The article below provides very important information regarding your employment-based immigration situation.
“Cut-Off Dates and Retrogression – The Future
Cite as "AILA InfoNet Doc. No. 05100640 (posted Oct. 6, 2005)"
The specter of visa availability retrogression has loomed for some time, and the State Department has highlighted the prospect of visa cut-off dates and unavailability in the past. The most recent warning appeared in the September 2005 Visa Bulletin, where the State Department reported that successful backlog reduction efforts by the USCIS and the Department of Labor have resulted in heavy demand for Employment-Based (EB) immigrant visa numbers, and that the supply of available numbers will be exhausted in many categories in FY 2006. The State Department also predicted the establishment of cut-off dates for first- and second-preference cases from China and India.
Basically, as the USCIS and DOL have improved processing and have issued labor certification and visa petition approvals, and the USCIS has approved adjustment of status applications and the DOS has issued visas through consular processing, the number of EB immigrant visas available has been exhausted. Moreover, the AC21 “carryover” visas, numbering well over 100,000, unused in prior years have been nearly completely exhausted, and fewer unused family-based immigrant visas are available for employment-based cases.
The State Department has provided AILA with some key statistical data to inform attorneys and their clients in planning for the future. The reduction in the number of visas available to employment-based immigrant visa applicants is startling:
FY 2005--249,000 (attributable to AC21 carryover and family “spillover”)
FY 2006--156,000 (estimate --the actual number may be as much as 6,000 fewer)
FY 2007--148,000
This represents a 40% reduction in EB numbers from FY 2005 to FY 2006, alone, and a further reduction in 2007.
With the exception of India and China, worldwide EB-2 numbers are expected to remain current at least through the first quarter of fiscal year 2006 (until 12/31/05). However, numbers in the EB-2 category may retrogress during the second quarter of fiscal year 2006. And, there is a possibility that there will be a cut-off date during the third or fourth quarter of fiscal year 2006. As USCIS and DOL clear their EB-2 backlogs, the question of the need for a worldwide EB-2 cut-off may be answered. A similar slow advance is expected in the EB-3 category worldwide, and beginning only in the second quarter of FY 2006.
Because of the exhaustion of AC21 “carryover” visas, the per-country limit for visas in the employment-based categories is similarly reduced. While India used 45,000 EB immigrant visas in all of the employment-based visa categories last year (again due to the extra numbers from AC21 carryover and unused family-based visas), for this year, the per-country limit in all EB categories will only be 10,700, and of that 10,700, the number available per-country in the EB-1, EB-2 and EB-3 categories is projected to only be 9,180, and may be slightly lower.

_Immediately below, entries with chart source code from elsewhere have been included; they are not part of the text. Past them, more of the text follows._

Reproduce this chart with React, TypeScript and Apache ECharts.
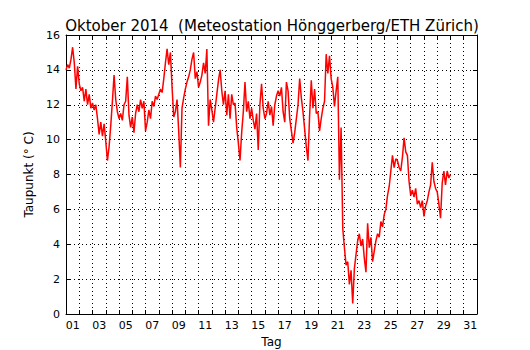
import React, { useEffect, useRef } from "react";
import * as echarts from "echarts";

// Dew point readings, one every 3 hours starting 1 Oct 2014 00:00
const STEP_HOURS = 3;
const days01to08 = [
  14.0, 14.3, 14.1, 14.6, 15.3, 14.4, 12.9, 14.2,
  13.2, 12.8, 13.0, 12.2, 12.9, 12.0, 12.6, 11.8,
  12.1, 11.7, 12.0, 11.2, 10.3, 11.0, 10.2, 10.9,
  9.9, 8.8, 9.6, 10.8, 12.2, 13.7, 12.3, 11.6,
  11.2, 11.5, 11.1, 12.0, 12.2, 13.6, 11.4, 10.7,
  11.3, 10.4, 11.5, 12.0, 11.6, 12.3, 11.8, 12.2,
  10.5, 11.0, 11.7, 11.2, 12.2, 11.9, 12.5, 12.3,
  12.6, 12.9, 12.7, 13.5, 14.4, 15.2, 14.3, 15.0,
];
const days09to16 = [
  13.0, 11.3, 11.6, 12.3, 10.5, 8.4, 11.8, 12.4,
  12.9, 13.3, 13.6, 14.0, 14.6, 15.0, 13.5, 13.9,
  13.0, 13.3, 13.7, 14.4, 13.8, 15.2, 10.8, 12.3,
  11.7, 11.0, 11.8, 12.6, 13.4, 14.0, 12.8, 12.0,
  12.8, 11.4, 12.6, 11.2, 12.6, 12.0, 12.1, 10.7,
  9.8, 8.8, 10.4, 11.6, 13.3, 11.6, 12.2, 11.2,
  11.8, 11.1, 10.6, 11.5, 9.4, 12.0, 13.2, 11.8,
  11.2, 11.5, 12.2, 11.4, 11.9, 10.8, 12.0, 12.5,
];
const days17to24 = [
  12.8, 12.5, 13.0, 11.6, 11.0, 13.3, 12.8, 11.2,
  10.5, 9.8, 10.4, 11.2, 12.0, 13.5, 12.4, 11.6,
  10.6, 9.6, 8.8, 11.4, 13.4, 11.8, 12.9, 11.5,
  11.6, 10.5, 11.2, 11.8, 12.2, 14.9, 13.8, 14.8,
  13.5, 13.0, 11.9, 12.8, 13.6, 7.7, 10.7, 4.9,
  3.8, 2.8, 3.0, 1.7, 2.5, 0.6, 2.6, 3.4,
  4.2, 4.6, 3.9, 4.3, 3.2, 2.4, 5.2, 3.8,
  4.4, 3.0, 3.6, 4.2, 4.6, 4.4, 5.3, 5.0,
];
const days25to29 = [
  5.7, 6.0, 6.8, 7.3, 8.2, 9.1, 8.4, 8.9,
  8.8, 8.4, 8.2, 9.0, 10.1, 9.3, 9.1, 7.6,
  6.8, 7.1, 6.7, 7.2, 6.3, 6.5, 6.1, 6.5,
  5.6, 6.2, 6.5, 7.0, 7.4, 8.7, 7.6, 7.2,
  7.0, 6.3, 5.5, 7.5, 8.2, 7.4, 8.2, 7.8,
  8.0,
];
const dayLabels = [
  "01", "02", "03", "04", "05", "06", "07", "08", "09", "10",
  "11", "12", "13", "14", "15", "16", "17", "18", "19", "20",
  "21", "22", "23", "24", "25", "26", "27", "28", "29", "30", "31",
];

const FONT = "DejaVu Sans";

export default function App() {
  const ref = useRef<HTMLDivElement>(null);
  useEffect(() => {
    if (!ref.current) return;
    const chart = echarts.init(ref.current, null, { renderer: "svg" });
    const values = [...days01to08, ...days09to16, ...days17to24, ...days25to29];
    const data = values.map((v, i) => [(i * STEP_HOURS) / 24, v]);
    const dotted = { type: [1, 3] as number[], color: "#000", width: 1 };
    chart.setOption({
      animation: false,
      backgroundColor: "#fff",
      title: {
        text: "Oktober 2014  (Meteostation Hönggerberg/ETH Zürich)",
        left: 267,
        textAlign: "center",
        top: 13,
        textStyle: { fontFamily: FONT, fontWeight: "normal", fontSize: 15, color: "#000" },
      },
      grid: { left: 66, right: 53, top: 35, bottom: 36, containLabel: false, outerBoundsMode: "none" },
      xAxis: [
        {
          type: "value",
          min: 0,
          max: 31,
          interval: 1,
          position: "bottom",
          axisLine: { show: true, onZero: false, lineStyle: { color: "#000", width: 1 } },
          axisTick: { show: true, inside: true, length: 4, lineStyle: { color: "#000" } },
          axisLabel: { show: false },
          splitLine: { show: true, lineStyle: dotted },
          name: "Tag",
          nameLocation: "middle",
          nameGap: 22,
          nameTextStyle: { fontFamily: FONT, fontSize: 12, color: "#000" },
        },
        {
          type: "value",
          min: 0,
          max: 31,
          interval: 1,
          position: "top",
          axisLine: { show: true, onZero: false, lineStyle: { color: "#000", width: 1 } },
          axisTick: { show: true, inside: true, length: 4, lineStyle: { color: "#000" } },
          axisLabel: { show: false },
          splitLine: { show: false },
        },
        {
          type: "category",
          data: dayLabels,
          boundaryGap: true,
          position: "bottom",
          axisLine: { show: false },
          axisTick: { show: false },
          splitLine: { show: false },
          axisLabel: { interval: 1, fontFamily: FONT, fontSize: 11, color: "#000", margin: 6 },
        },
      ],
      yAxis: [
        {
          type: "value",
          min: 0,
          max: 16,
          interval: 2,
          position: "left",
          axisLine: { show: true, onZero: false, lineStyle: { color: "#000", width: 1 } },
          axisTick: { show: true, inside: true, length: 4, lineStyle: { color: "#000" } },
          axisLabel: { fontFamily: FONT, fontSize: 11, color: "#000", margin: 6 },
          splitLine: { show: true, lineStyle: dotted },
          name: "Taupunkt (° C)",
          nameLocation: "middle",
          nameGap: 30,
          nameTextStyle: { fontFamily: FONT, fontSize: 12, color: "#000" },
        },
        {
          type: "value",
          min: 0,
          max: 16,
          interval: 2,
          position: "right",
          axisLine: { show: true, onZero: false, lineStyle: { color: "#000", width: 1 } },
          axisTick: { show: true, inside: true, length: 4, lineStyle: { color: "#000" } },
          axisLabel: { show: false },
          splitLine: { show: false },
        },
      ],
      series: [
        {
          type: "line",
          xAxisIndex: 0,
          yAxisIndex: 0,
          data,
          showSymbol: false,
          symbol: "none",
          lineStyle: { color: "#ff0000", width: 1.5 },
        },
      ],
    });
    return () => chart.dispose();
  }, []);
  return (
    <div
      ref={ref}
      style={{ position: "fixed", left: 0, top: 0, width: 530, height: 350, background: "#fff" }}
    />
  );
}
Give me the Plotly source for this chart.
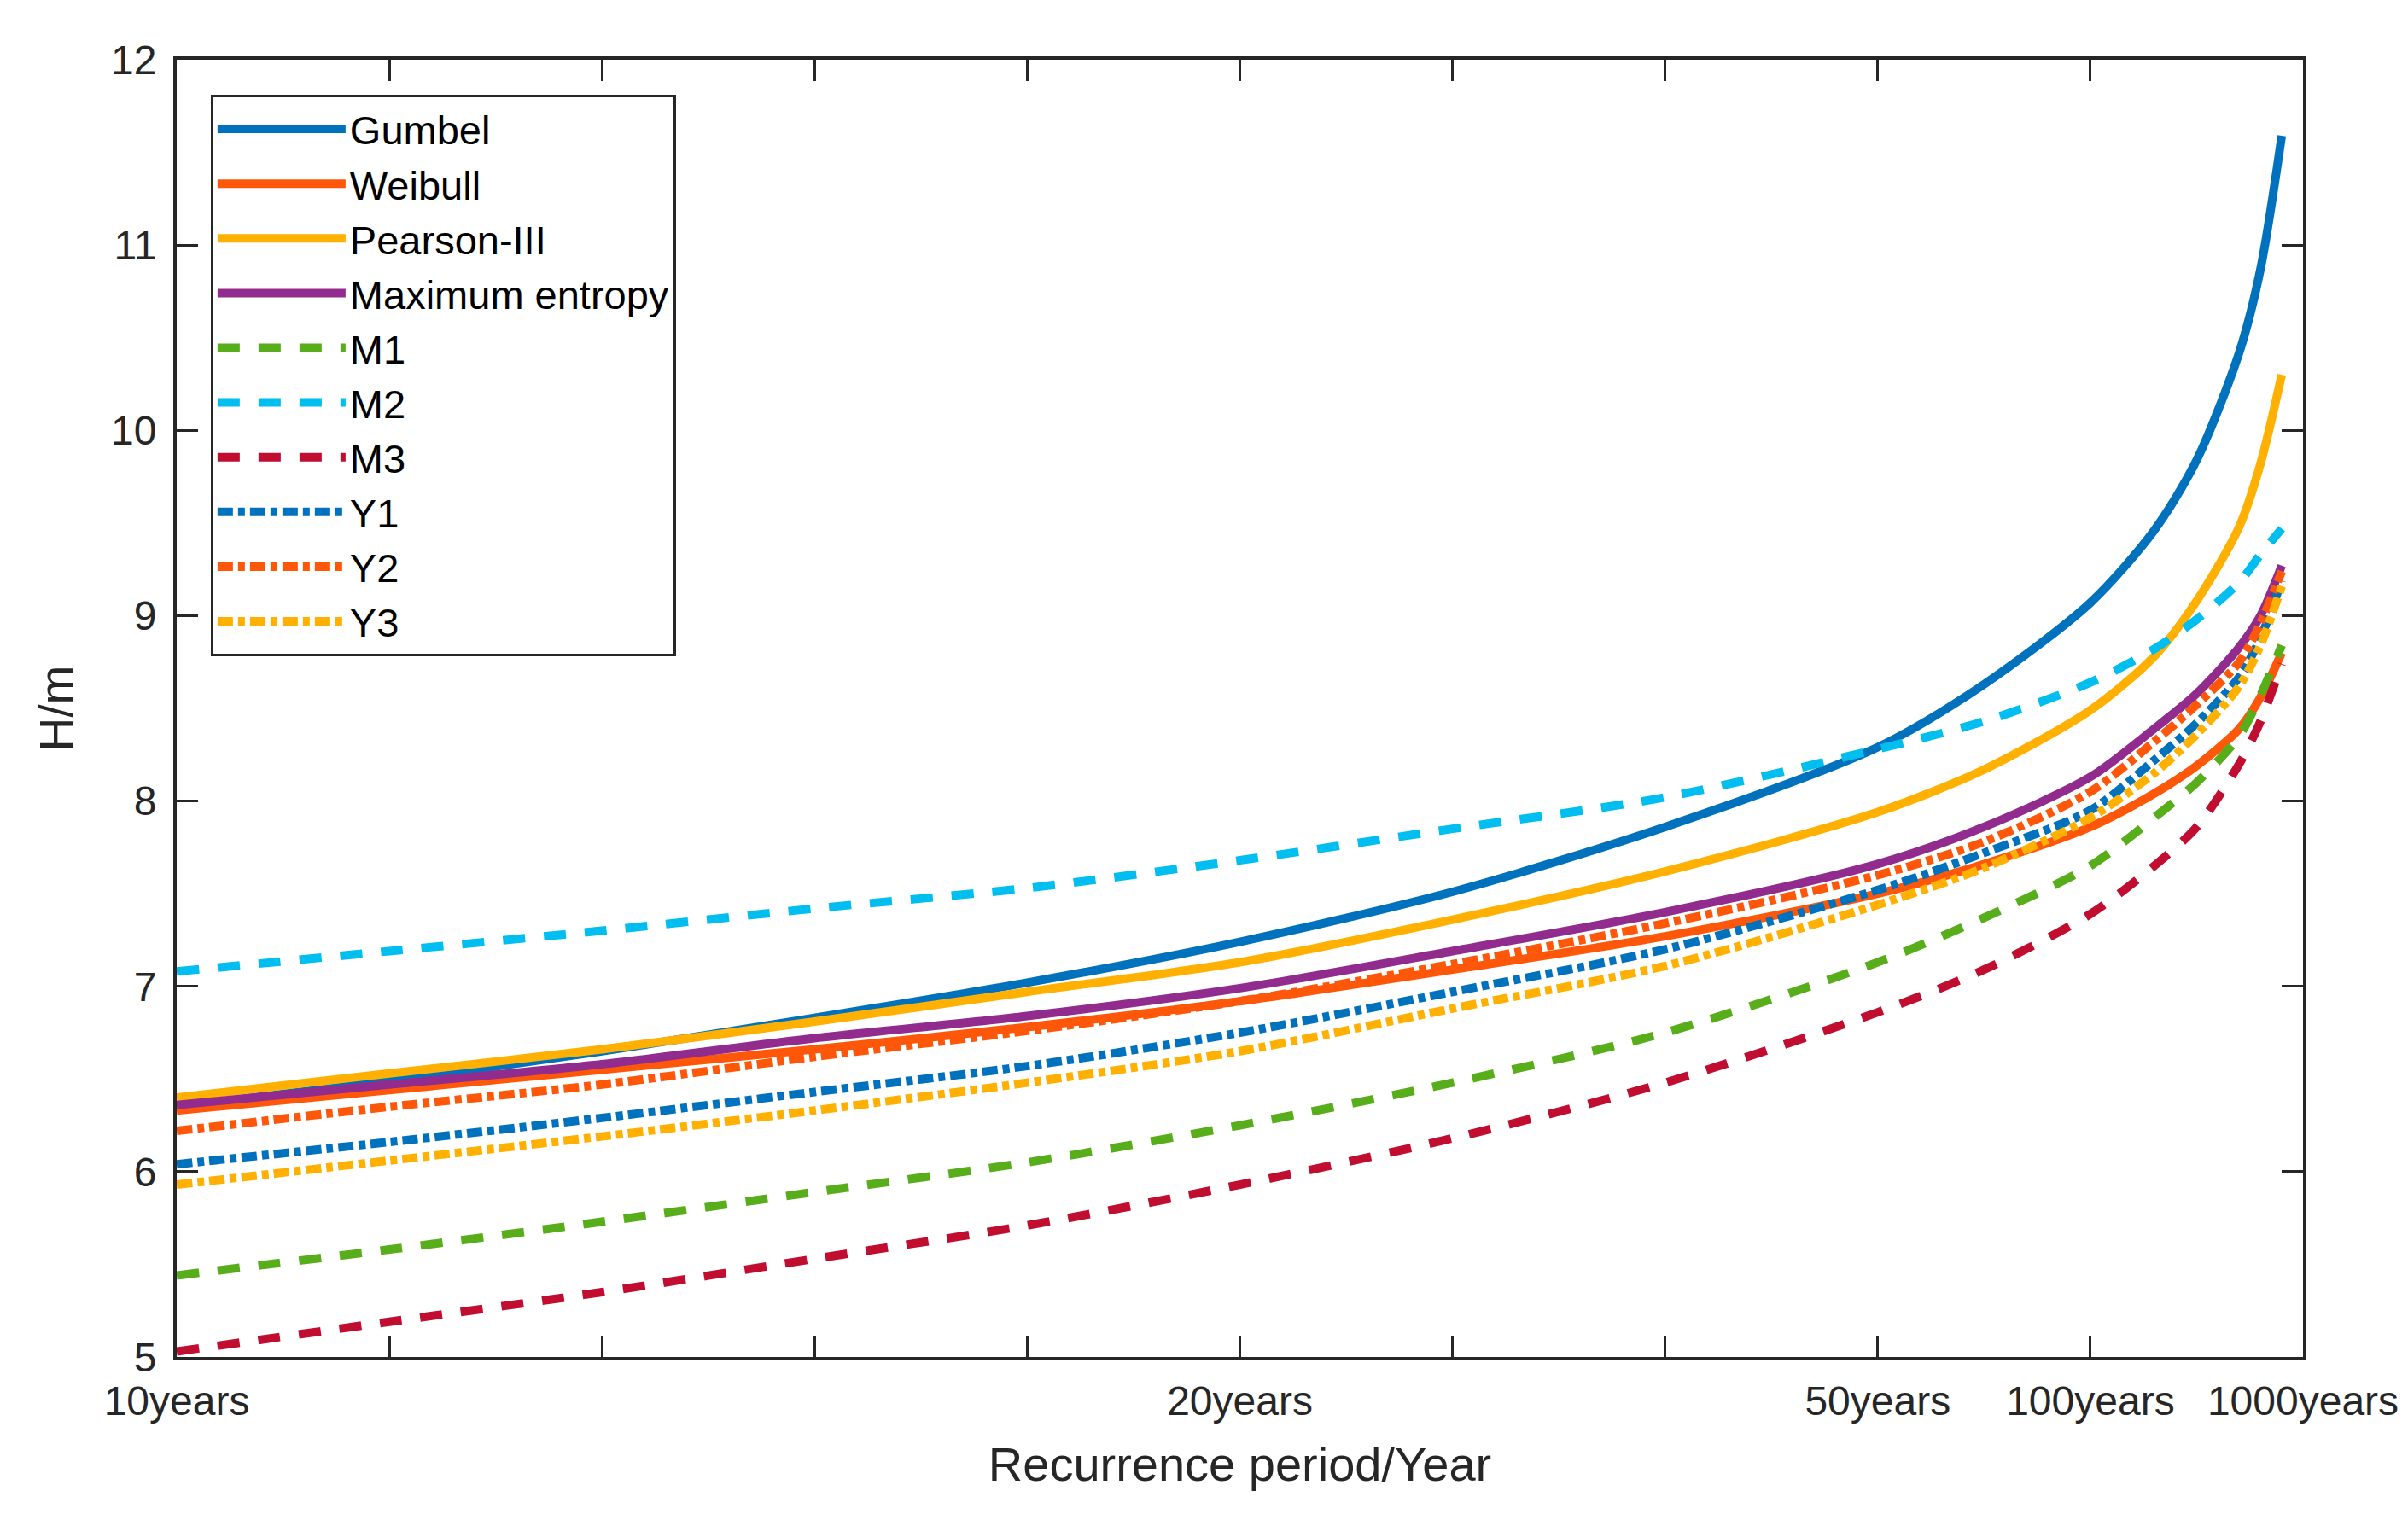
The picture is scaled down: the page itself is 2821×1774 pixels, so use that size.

A “bulge” exists in the number of 245(i) and regular labor certification filings that are still working their way through the DOL and the USCIS. The estimate is that there are approximately 345,000 labor certification applications with the DOL. Even assuming that a significant percentage will be denied, withdrawn or abandoned, that leaves perhaps as many as 250,000-275,000 valid applications. Add in the demand for visa numbers for dependents, averaging 2.5 numbers required for each applicant unit, and the advance in cut-off dates in the categories in which 245(i) applications are found is going to stagnate for many years.
We hope to be able to provide further updates after the AILA-State Department Liaison meeting at the end of October. Furthermore, AILA’s advocacy efforts in this area are already underway, and legislative options are being actively discussed. In the meantime, warn your clients about these ongoing problems, and encourage them to engage in efforts to amend the law.”